Tantalus' family's behavior remained unimproved through the generations. Agamemnon and his brother Menelaus (Helen's husband) were among his descendants.
Raising the ire of the gods seems to have come very naturally to all the descendants of Tantalus. The Greek troops heading for Troy, under the lead of Agamemnon, waited at Aulis for a wind that just wouldn't come. Eventually a seer named Calchas deduced the problem: The virgin huntress and goddess, Artemis, had been offended by a boast Agamemnon had made about his own hunting skills. To appease Artemis, Agamemnon had to sacrifice his own daughter Iphigenia. Only then would the winds come to fill their sails and let them set off from Aulis to Troy.
To put his daughter Iphigenia to the sacrificial knife was hard for Agamemnon the father, but not for Agamemnon the military leader.

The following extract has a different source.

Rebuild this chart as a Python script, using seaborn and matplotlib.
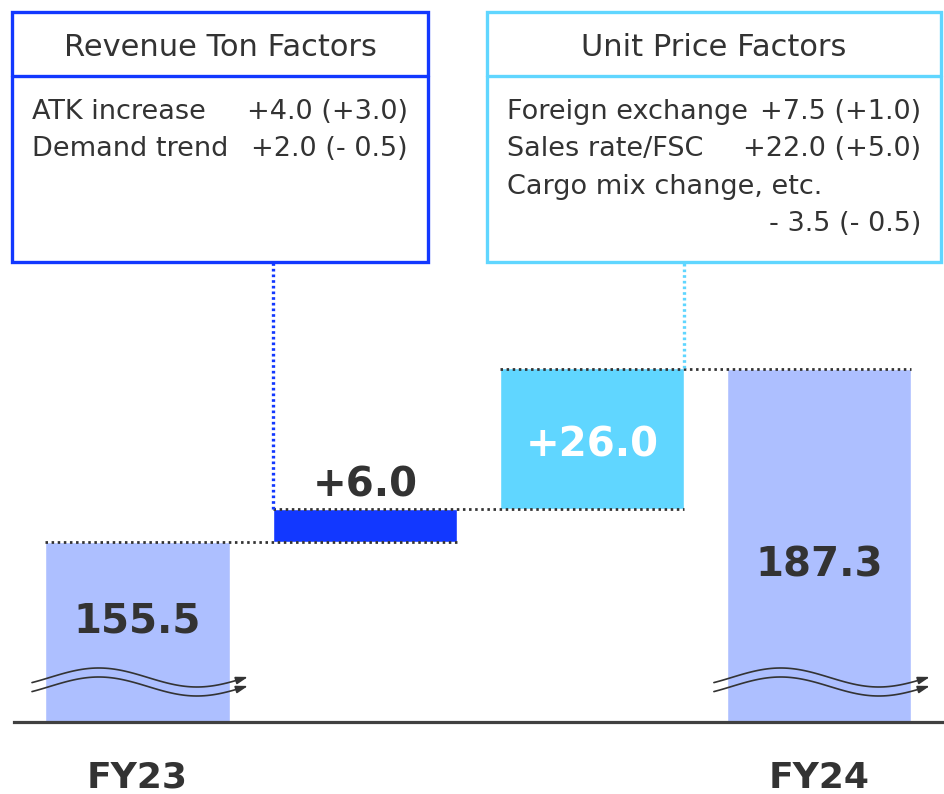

He sent word to his wife that Iphigenia was to marry Achilles at Aulis. (Achilles was left out of the loop.) Clytemnestra and their daughter Iphigenia went happily to Aulis for a wedding to the great Greek warrior. But there, instead of a marriage, Agamemnon performed the deadly ritual. Clytemnestra would never forgive her husband.
The goddess Artemis appeased, favorable winds filled the sails of Achaean ships so they could sail to Troy.